[GOAL]
Only the lines from the start of the data to the line containing "ax.yaxis.label.set_y(0.51)", both included, should be output, exactly and without pictures.

[SUPPLIED MATERIAL]
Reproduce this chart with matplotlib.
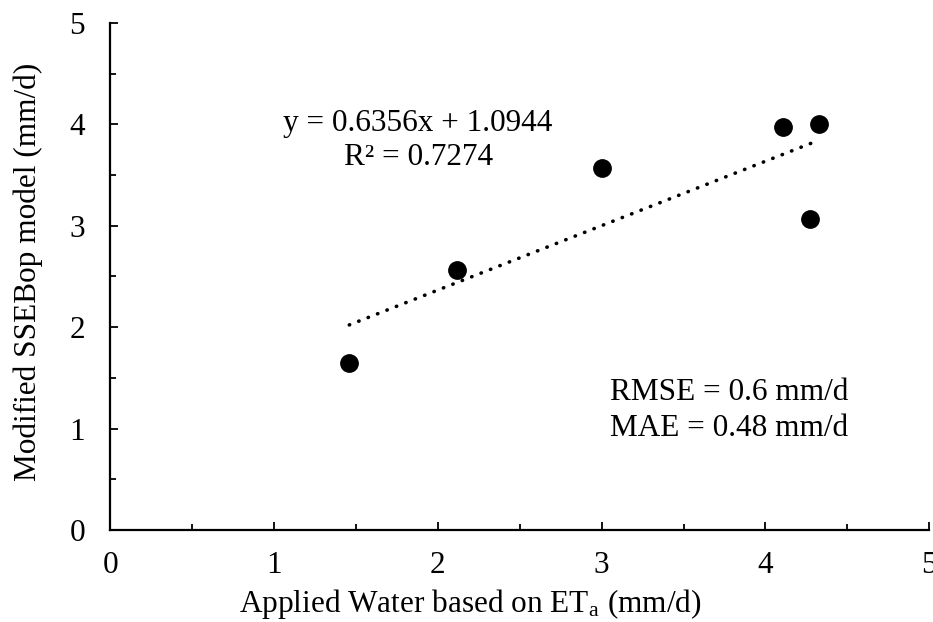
import numpy as np
import matplotlib.pyplot as plt
from matplotlib.ticker import MultipleLocator

# values
applied = [1.46, 2.12, 3.00, 4.11, 4.33, 4.27]
modelled = [1.65, 2.56, 3.57, 3.97, 4.00, 3.07]
slope = 0.6356
intercept = 1.0944

plt.rcParams["font.family"] = ["Liberation Serif", "DejaVu Serif"]
plt.rcParams["mathtext.fontset"] = "stix"

fig = plt.figure(figsize=(9.33, 6.22), dpi=100)
ax = fig.add_axes((0.118, 0.148, 0.878, 0.815))

ax.plot(applied, modelled, "o", color="black", markersize=12.5, zorder=3)

xs = np.array([min(applied), max(applied)])
ax.plot(xs, slope * xs + intercept, color="black", linewidth=2.6,
        linestyle=(0, (0.1, 2.7)), dash_capstyle="round")

ax.set_xlim(0, 5)
ax.set_ylim(0, 5)
ax.xaxis.set_major_locator(MultipleLocator(1))
ax.xaxis.set_minor_locator(MultipleLocator(0.5))
ax.yaxis.set_major_locator(MultipleLocator(1))
ax.yaxis.set_minor_locator(MultipleLocator(0.5))
ax.tick_params(which="both", direction="in", width=1.3, colors="black",
               labelsize=22.5)
ax.tick_params(which="major", length=5.5)
ax.tick_params(which="minor", length=4.5)
ax.tick_params(axis="x", which="major", pad=15)
ax.tick_params(axis="y", which="major", pad=18)

for side in ("top", "right"):
    ax.spines[side].set_visible(False)
for side in ("left", "bottom"):
    ax.spines[side].set_linewidth(1.6)

ax.set_xlabel("Applied Water based on ET$_\\mathregular{a}$ (mm/d)",
              fontsize=22.5, labelpad=5)
ax.xaxis.label.set_x(0.44)
ax.set_ylabel("Modified SSEBop model (mm/d)", fontsize=22.5, labelpad=19)
ax.yaxis.label.set_y(0.51)

ax.text(1.88, 3.84, "y = 0.6356x + 1.0944\nR² = 0.7274", fontsize=22.5,
        ha="center", va="center", multialignment="center", linespacing=1.2)
ax.text(3.05, 1.18, "RMSE = 0.6 mm/d\nMAE = 0.48 mm/d", fontsize=22.5,
        ha="left", va="center", linespacing=1.3)

fig.savefig("out.png", dpi=100)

[ANSWER BELOW]
Reproduce this chart with matplotlib.
import numpy as np
import matplotlib.pyplot as plt
from matplotlib.ticker import MultipleLocator

# values
applied = [1.46, 2.12, 3.00, 4.11, 4.33, 4.27]
modelled = [1.65, 2.56, 3.57, 3.97, 4.00, 3.07]
slope = 0.6356
intercept = 1.0944

plt.rcParams["font.family"] = ["Liberation Serif", "DejaVu Serif"]
plt.rcParams["mathtext.fontset"] = "stix"

fig = plt.figure(figsize=(9.33, 6.22), dpi=100)
ax = fig.add_axes((0.118, 0.148, 0.878, 0.815))

ax.plot(applied, modelled, "o", color="black", markersize=12.5, zorder=3)

xs = np.array([min(applied), max(applied)])
ax.plot(xs, slope * xs + intercept, color="black", linewidth=2.6,
        linestyle=(0, (0.1, 2.7)), dash_capstyle="round")

ax.set_xlim(0, 5)
ax.set_ylim(0, 5)
ax.xaxis.set_major_locator(MultipleLocator(1))
ax.xaxis.set_minor_locator(MultipleLocator(0.5))
ax.yaxis.set_major_locator(MultipleLocator(1))
ax.yaxis.set_minor_locator(MultipleLocator(0.5))
ax.tick_params(which="both", direction="in", width=1.3, colors="black",
               labelsize=22.5)
ax.tick_params(which="major", length=5.5)
ax.tick_params(which="minor", length=4.5)
ax.tick_params(axis="x", which="major", pad=15)
ax.tick_params(axis="y", which="major", pad=18)

for side in ("top", "right"):
    ax.spines[side].set_visible(False)
for side in ("left", "bottom"):
    ax.spines[side].set_linewidth(1.6)

ax.set_xlabel("Applied Water based on ET$_\\mathregular{a}$ (mm/d)",
              fontsize=22.5, labelpad=5)
ax.xaxis.label.set_x(0.44)
ax.set_ylabel("Modified SSEBop model (mm/d)", fontsize=22.5, labelpad=19)
ax.yaxis.label.set_y(0.51)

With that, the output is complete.